High PEEP and Recruitment Manoeuvres
The application of PEEP has been used to mitigate the pulmonary oedema and atelectasis of ARDS. Several studies have failed to show clinical benefit of higher PEEP levels; nonetheless, a meta-analysis demonstrated improved survival in those with most severe physiological derangements (PaO2:FiO2 < 200 mmHg). Despite these data, consensus for this approach is lacking, particularly as response is heterogeneous and may be associated with lung hyperinflation and haemodynamic compromise. Determination of ‘optimal PEEP’ levels has thus far been elusive; calculation of driving pressure, estimation of transpulmonary pressures using an oesophageal probe and imaging techniques have shown promise but none have been assessed in prospective trials and cannot be recommended routinely.
Recruitment manoeuvres involving a transient increase in transpulmonary pressure are designed to promote reinflation of collapsed alveoli. A variety of techniques have been proposed, including graded incremental pressure increases, and a sustained high inflation pressure manoeuvre followed by a decremental reduction to an optimal PEEP level determined by dynamic analysis of flow-volume relationships, as well as image guided strategies. Whilst data support improvements in oxygenation, such manoeuvres are associated with complications, in particular haemodynamic compromise, barotrauma and exacerbation of existing air leaks; these appear to relate to the frequency of applied manoeuvres.

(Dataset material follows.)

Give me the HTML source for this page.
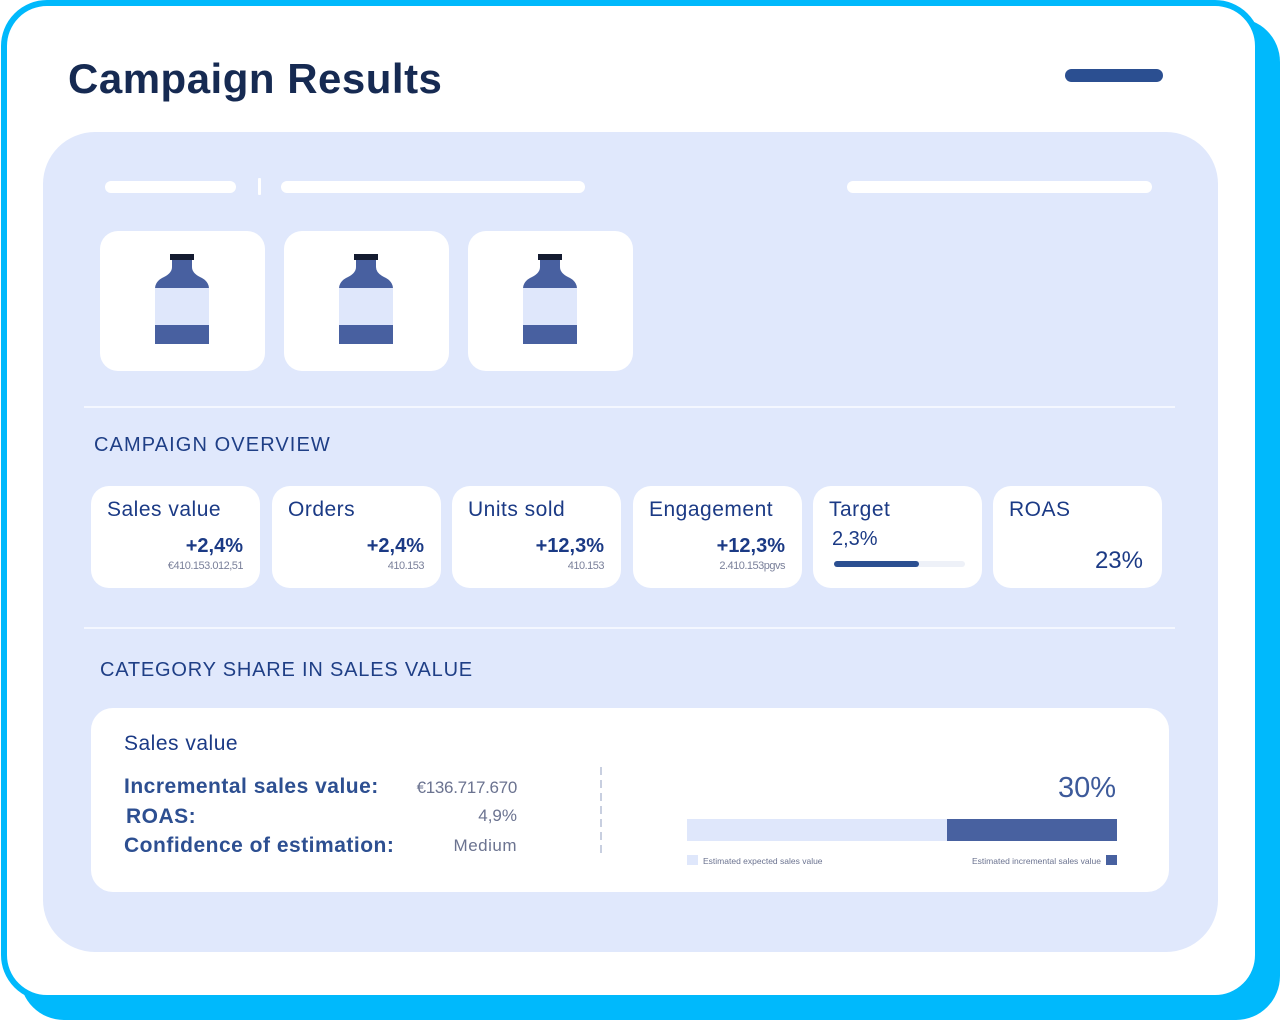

Despite inverse ratio ventilation (IRV) demonstrating no clear benefit when compared with conventional ventilator modes, the application of airway pressure release ventilation (APRV) in ARDS has been advocated by some centres. APRV utilises inverse ratio, pressure controlled, intermittent mandatory ventilation in patients with unrestricted spontaneous breathing to maintain alveolar recruitment and improve oxygenation, whilst limiting inflation pressures and sedation. Unlike IRV, APRV does not mandate paralysis and hence is an attractive mode. Nonetheless, APRV risks tidal hyper-inflation, increased transpulmonary pressures, and has shown no clear benefit over conventional modes. The use of high-frequency oscillatory ventilation (HFOV) to deliver small tidal volumes at high frequency with high mean airway pressures has been similarly tempered by two large multicentre trials demonstrating no benefit in one and increased mortality in the other. Accordingly, despite the theoretical mitigation of VALI, HFOV can no longer be recommended in ARDS, and conventional ventilator modes should suffice for the majority of patients. Where conventional modes fail to facilitate low tidal volume ventilation and acceptable physiology, extracorporeal gas exchange techniques should be considered in appropriate patients.